Colleges can reopen safely but to do so requires testing: Study
Reopening colleges safely can be done -- but students need to be screened for COVID-19 "every two or three days," and strict protocols, like wearing masks, need to be in place to mitigate the spread of the virus, suggests a new study.
"It is possible to reopen U.S. residential colleges safely in the fall," professor A. David Paltiel, one of the study's authors, said in a statement. "But it will require high-cadence screening in addition to strict adherence to masking, social distancing, and other preventive practices."
The study, led by the Yale School of Public Health, was published in the Journal of the American Medical Association Open Network and was co-authored by researchers from Massachusetts General Hospital and the Harvard Medical School, according to a news release.
Monitoring students for symptoms isn't enough, co-author of the study Amy Zheng of Harvard Medical School said in a statement, noting that, "You cannot move swiftly enough to contain an outbreak if you wait until you see symptoms before you respond."
"This virus is too readily transmitted by highly infectious, asymptomatic, 'silent spreaders,' especially if there might be sporadic parties that lead to outbreaks," Zheng added.
However, the authors said it is also possible to test students too often.
"Too much screening overwhelms isolation facilities with false-positive results, generating unnecessary expenditures, fueling anxiety and undermining confidence in the ability of the university to keep its students safe," said senior study author Rochelle P. Walensky in a statement. Walensky is also chief of the Massachusetts General Hospital's Division of Infectious Diseases and professor at Harvard Medical School.
According to the news release shared by Yale, the study also found that screening more frequently is more important than the accuracy of the test, and that even using a low-quality test more often, "will avert more infections than weekly testing with a higher-quality alternative."
As states grapple with the spread of COVID-19, on Friday, Adm. Brett Giroir, the nation's top coordinator for testing efforts, said it would not be possible to ensure every person who was tested got their results within 48 to 72 hours.
"It is not a possible benchmark we can achieve today given the demand and the supply. It is absolutely a benchmark we can achieve moving forward," Giroir told a House panel.
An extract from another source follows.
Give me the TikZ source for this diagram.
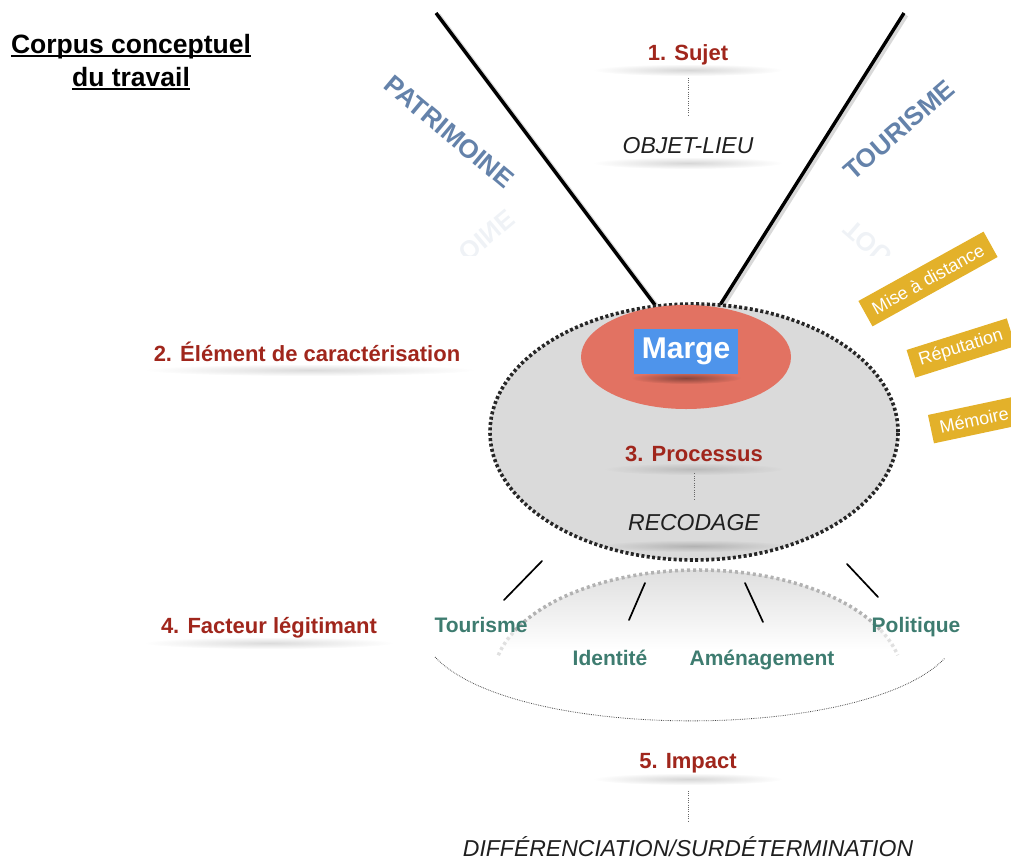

The study comes as schools across the country are rolling out reopening plans for this upcoming fall semester after campuses were forced to shut down last spring in response to COVID-19 outbreaks.
The plans to resume learning this fall vary, including some schools offering all-remote options or hybrid learning plans.
Georgetown University in Washington, D.C., announced it would begin courses through an all-virtual model, and first year undergraduate students would not be on campus. Columbia University in New York City is requiring "an initial gateway test" and students living on campus "will subsequently be tested frequently, using an adaptive and flexible model that acknowledges the situation both in NYC and on campus," in addition to other preventative measures.
"Any school that cannot meet these minimum screening standards or maintain uncompromising control over good prevention practices has to ask itself if it has any business reopening," Paltiel said.
ABC News' Anne Flaherty contributed to this report.